After graduating in 1890, Farrand returned to Ann Arbor for medical school and served as the manager of the 1891 team. While serving as manager of the football team in 1891, Farrand hired the team's first coach. On October 13, 1891, The Michigan Daily reported that the Athletic Association had instructed Farrand to retain Mike Murphy, trainer of the Detroit Athletic Club, "for a few days to get the team in shape to turn over to a coach." Farrand graduated from Michigan's medical school in 1892 and subsequently took post-graduate work at the New York College of Physicians and Surgeons.

==Medical career, family and later years==
After completing his medical studies, Farrand worked for a time as an intern at the Atlantic Copper Mine Hospital in Houghton, Michigan. He next practiced medicine in Detroit.

In June 1898, a Detroit court ordered Farrand committed to the Oak Grove Asylum in Flint, Michigan. He had reportedly given "signs of breaking down" under the strain of excessive study and work. One newspaper reported that Farrand was suffering from "dementia as a result of hard work."

Farrand moved to Niagara, Wisconsin, where he worked for nine years as a physician at the Kimberly-Clark mill. In approximately 1907, he moved back to Houghton. In approximately 1922, he moved to Appleton, Wisconsin, where he worked as a part-time assistant in swimming and "basement management" at the Appleton YMCA.

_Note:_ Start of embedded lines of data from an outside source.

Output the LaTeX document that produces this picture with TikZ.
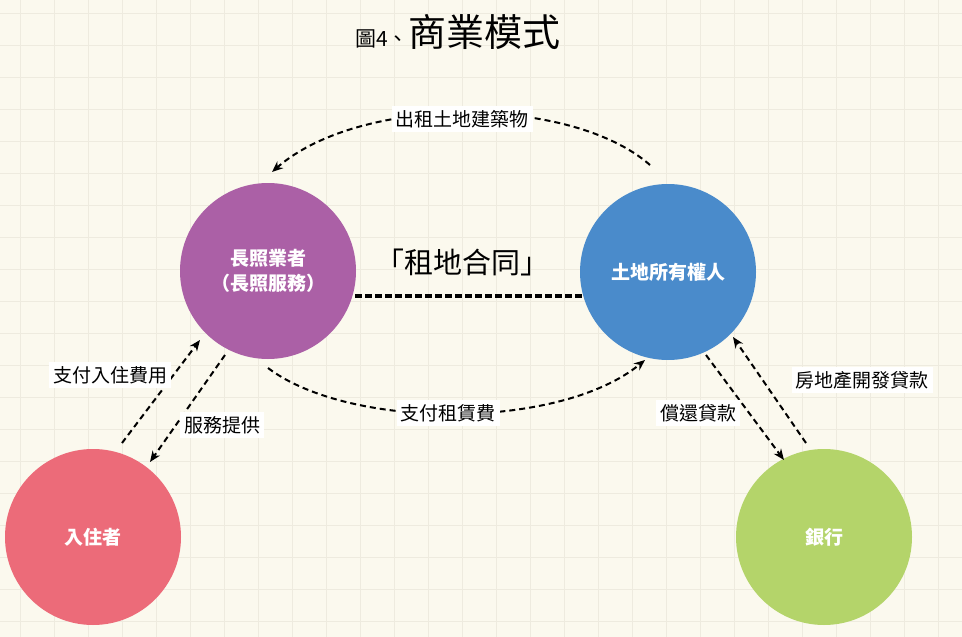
\documentclass[tikz,border=0pt]{standalone}
\usepackage{fontspec}
\setmainfont{Noto Sans CJK TC}
\usetikzlibrary{arrows.meta}
\definecolor{bg}{HTML}{FBF9EE}
\definecolor{gridc}{HTML}{EEEBDF}
\definecolor{cpur}{HTML}{AB60A6}
\definecolor{cblu}{HTML}{4A8BCB}
\definecolor{cpink}{HTML}{EC6B79}
\definecolor{cgrn}{HTML}{B4D46A}
\begin{document}
\begin{tikzpicture}[x=1pt,y=-1pt,
  circ/.style={circle,minimum size=176pt,inner sep=0pt,text=white,font=\bfseries\fontsize{19}{25}\selectfont,align=center},
  lab/.style={fill=white,inner sep=4pt,font=\fontsize{19}{22}\selectfont},
  arr/.style={line width=2pt,dash pattern=on 6pt off 4pt,-{Stealth[length=11pt,width=9pt]}}]
\fill[bg] (0,0) rectangle (962,637);
\begin{scope}
\clip (0,0) rectangle (962,637);
\foreach \x in {20,54,...,962} \draw[gridc,line width=1pt] (\x,0) -- (\x,637);
\foreach \y in {13,45,...,637} \draw[gridc,line width=1pt] (0,\y) -- (962,\y);
\end{scope}
\useasboundingbox (0,0) rectangle (962,637);
\node (title) at (458,32) {\fontsize{21}{24}\selectfont 圖4、\fontsize{38}{42}\selectfont 商業模式};
\node[circ,fill=cpur] (lc) at (268,271) {長照業者\\（長照服務）};
\node[circ,fill=cblu] (lo) at (668,272) {土地所有權人};
\node[circ,fill=cpink] (re) at (93,537) {入住者};
\node[circ,fill=cgrn] (bk) at (824,537) {銀行};
\coordinate (a1) at (650,165);
\coordinate (a2) at (272,172);
\draw[arr] (a1) .. controls (570,95) and (360,95) .. (a2);
\node[lab] (t1) at (462,119) {出租土地建築物};
\coordinate (c1) at (355,296); \coordinate (c2) at (582,296);
\draw[line width=3.5pt,dash pattern=on 7pt off 3pt] (c1) -- (c2);
\node[font=\fontsize{29}{34}\selectfont] (ct) at (462,262) {「租地合同」};
\coordinate (b1) at (268,368); \coordinate (b2) at (645,360);
\draw[arr] (b1) .. controls (350,430) and (560,430) .. (b2);
\node[lab] (t2) at (448,413) {支付租賃費};
\coordinate (p1) at (122,443); \coordinate (p2) at (200,340);
\draw[arr] (p1) -- (p2);
\node[lab] (t3) at (110,375) {支付入住費用};
\coordinate (s1) at (225,355); \coordinate (s2) at (150,462);
\draw[arr] (s1) -- (s2);
\node[lab] (t4) at (222,425) {服務提供};
\coordinate (r1) at (706,355); \coordinate (r2) at (784,460);
\draw[arr] (r1) -- (r2);
\node[lab] (t5) at (698,413) {償還貸款};
\coordinate (d1) at (806,443); \coordinate (d2) at (733,337);
\draw[arr] (d1) -- (d2);
\node[lab] (t6) at (862,380) {房地產開發貸款};
\end{tikzpicture}
\end{document}
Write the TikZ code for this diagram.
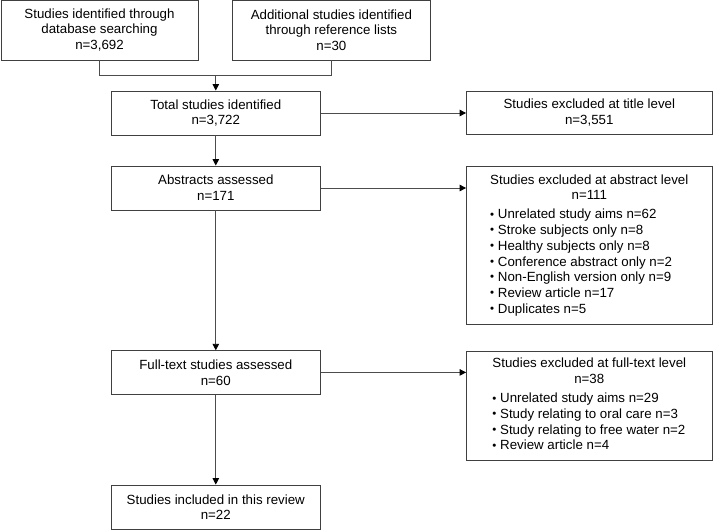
\documentclass[tikz,border=0pt]{standalone}
\usepackage{fontspec}
\setmainfont{Liberation Sans}
\usepackage{tikz}
\usetikzlibrary{arrows.meta}

\newcommand{\smallbullet}{\raisebox{0.8pt}{\fontsize{11.5}{11.5}\selectfont\textbullet}\ }

\begin{document}
\begin{tikzpicture}[
	  x=1pt,y=-1pt,
	  every node/.style={font=\fontsize{13.3}{15.7}\selectfont},
	  box/.style={draw=black!75,line width=0.9pt,align=center,inner sep=2pt,minimum height=44pt},
	  leftbox/.style={box,minimum width=209.5pt},
	  exclbox/.style={box,minimum width=245.5pt},
	  link/.style={draw=black!70,line width=0.9pt},
	  flow/.style={link,-{Triangle[length=6.5pt,width=6.5pt,color=black]}}
	]
		\useasboundingbox (0,0) rectangle (713,530);
		\node [box,minimum width=197pt,minimum height=60pt] (dbsearch) at (99.5,30)
			{Studies identified through\\database searching\\n=3,692};
		\node [box,minimum width=197.3pt,minimum height=60pt] (refsearch) at (331.35,30)
			{Additional studies identified\\through reference lists\\n=30};
		\node [leftbox] (total) at (215.8,113) {Total studies identified\\n=3,722};
		\node [exclbox,minimum height=43pt] (titleexcl) at (589.3,112.5)
			{Studies excluded at title level\\n=3,551};
		\node [leftbox] (abstracts) at (215.8,188) {Abstracts assessed\\n=171};
		\node [exclbox,minimum height=157.6pt] (abstractexcl) at (589.3,245.5) {%
			\begin{tabular}{@{}l@{}}
				\multicolumn{1}{@{}c@{}}{Studies excluded at abstract level}\\
				\multicolumn{1}{@{}c@{}}{n=111}\\[3.5pt]
				\smallbullet Unrelated study aims n=62\\
				\smallbullet Stroke subjects only n=8\\
				\smallbullet Healthy subjects only n=8\\
				\smallbullet Conference abstract only n=2\\
				\smallbullet Non-English version only n=9\\
				\smallbullet Review article n=17\\
				\smallbullet Duplicates n=5
			\end{tabular}};
		\node [leftbox,minimum height=43.3pt] (fulltext) at (215.8,372.4)
			{Full-text studies assessed\\n=60};
		\node [exclbox,minimum height=109.7pt] (fulltextexcl) at (589.3,405.8) {%
			\begin{tabular}{@{}l@{}}
				\multicolumn{1}{@{}c@{}}{Studies excluded at full-text level}\\
				\multicolumn{1}{@{}c@{}}{n=38}\\[3.5pt]
				\smallbullet Unrelated study aims n=29\\
				\smallbullet Study relating to oral care n=3\\
				\smallbullet Study relating to free water n=2\\
				\smallbullet Review article n=4
			\end{tabular}};
		\node [leftbox,minimum height=44.5pt] (included) at (215.8,507.3)
			{Studies included in this review\\n=22};
		% merging the two sources
		\coordinate (merge) at (215.8,75.3);
		\draw [link] (dbsearch.south) |- (merge) -| (refsearch.south);
		\draw [flow] (merge) -- (total.north);
		\draw [flow] (total) -- (abstracts);
		\draw [flow] (abstracts) -- (fulltext);
		\draw [flow] (fulltext) -- (included);
		% exclusions
		\draw [flow] (total.east) -- (total.east -| titleexcl.west);
		\draw [flow] (abstracts.east) -- (abstracts.east -| abstractexcl.west);
		\draw [flow] (fulltext.east) -- (fulltext.east -| fulltextexcl.west);
	\end{tikzpicture}
\end{document}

Farrand married Jessie Douglas MacNaughton in September 1896 in Calumet, Michigan. They had three children, Isabel Douglas Farrand (born 1898 in Detroit), David Osburn Farrand (born 1902 in Niagara) and Katherine MacNaughton Farrand (born 1905 in Niagara).

In March 1927, Farrand died in Appleton at age 58. He was buried at Elmwood Cemetery in Detroit.